Setting Realistic Expectations

I used to think that it was just an odd coincidence that no matter how the beginning of my evening goes, I never seem to sit down to do my work until eleven o’clock at night. This pattern has become so predictable that I have incorporated the “nothing really gets done until eleven” principle into my work schedule, and I use it to schedule my work time. Sometimes I wonder whether that is a wise thing to do, whether I should be finding a way to sit down to work earlier so that I can get more done.

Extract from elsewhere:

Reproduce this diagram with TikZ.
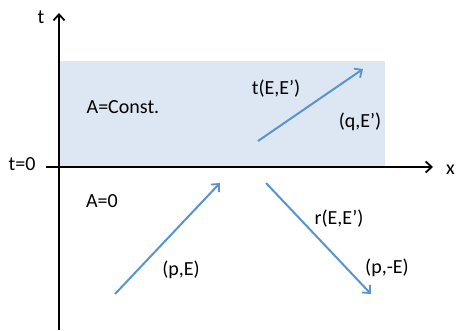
\documentclass[tikz,border=0pt]{standalone}
\usepackage{fontspec}
\setmainfont{Carlito}
\usetikzlibrary{arrows.meta}
\definecolor{arrblue}{RGB}{88,148,208}
\definecolor{bgblue}{RGB}{221,231,243}
\begin{document}
\begin{tikzpicture}[x=1pt,y=-1pt,
  axis/.style={line width=2pt,-{Straight Barb[length=6pt,width=11pt,line width=1.8pt]}},
  wave/.style={line width=2pt,arrblue,-{Straight Barb[length=6pt,width=11pt,line width=1.8pt]}},
  lbl/.style={font=\fontsize{20}{24}\selectfont,inner sep=0pt}]
\useasboundingbox (0,0) rectangle (457,330);
\fill[bgblue] (59,61) rectangle (385,167);
\coordinate (ob) at (59,330);
\coordinate (ot) at (59,13);
\coordinate (xl) at (46,167);
\coordinate (xr) at (433,167);
\draw[axis] (ob) -- (ot);
\draw[axis] (xl) -- (xr);
\node[lbl] (tlab) at (41,17) {t};
\node[lbl] (t0) at (22,164) {t=0};
\node[lbl,anchor=west] (xlab) at (446,170) {x};
\node[lbl] (aconst) at (123,107) {A=Const.};
\node[lbl] (azero) at (102,201) {A=0};
\coordinate (p1) at (115,294);
\coordinate (p2) at (220,183);
\coordinate (q1) at (258,141);
\coordinate (q2) at (363,69);
\coordinate (r1) at (266,183);
\coordinate (r2) at (371,294);
\draw[wave] (p1) -- (p2);
\draw[wave] (q1) -- (q2);
\draw[wave] (r1) -- (r2);
\node[lbl] (tee) at (276,89) {t(E,E’)};
\node[lbl] (qe) at (360,122) {(q,E’)};
\node[lbl] (pe) at (181,270) {(p,E)};
\node[lbl] (ree) at (339,219) {r(E,E’)};
\node[lbl] (pme) at (387,268) {(p,-E)};
\end{tikzpicture}
\end{document}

Whenever I find myself questioning whether I should base my work schedule on what seems like such a random thing, I remind myself that it is in fact the right thing to do if you consider that one of the most important responsibilities of the home – based professional is having realistic expectations of yourself and others. If I chose to ignore the reality of what goes on in my home and created a work load and schedule that required me to sit down at ten or even ten thirty each night, I could get myself into real trouble. If I were to have trouble getting down to business at the right time each night, I would end up going to bed very, very late on the nights that I got started late. Since my kids wake up at about eight every morning, I could end up getting very little sleep, which could eventually render me rather crabby and ineffective by day and by night.

When I acknowledge the reality of life at my house, I take into account the fact that the kids fall asleep anywhere between eight on a good night and nine thirty on a not so good night. I also account for the fact that I need between thirty and sixty minutes to just relax and do whatever I feel like doing (even if it is nothing at all) after the kids go to bed. I have found that if I try to take away that sliver of “me” time, I just get cranky and resentful because I really don’t get much “me” time on any sort of regular basis. Another thing that factors in to my evening activities is the fact that my work area is at the table in the living room. I don’t want to work while looking at a mess, so I do a quick pick – up and wash some dishes before I sit down to work. Even though all of those things take different amounts of time each night and on some nights I may have to skip a thing or two, it always ends up that I get started on my work at eleven.

Planning your work based upon the realities in your life doesn’t just make good sense, it makes good business sense too. How does your home life affect your home – based work schedule?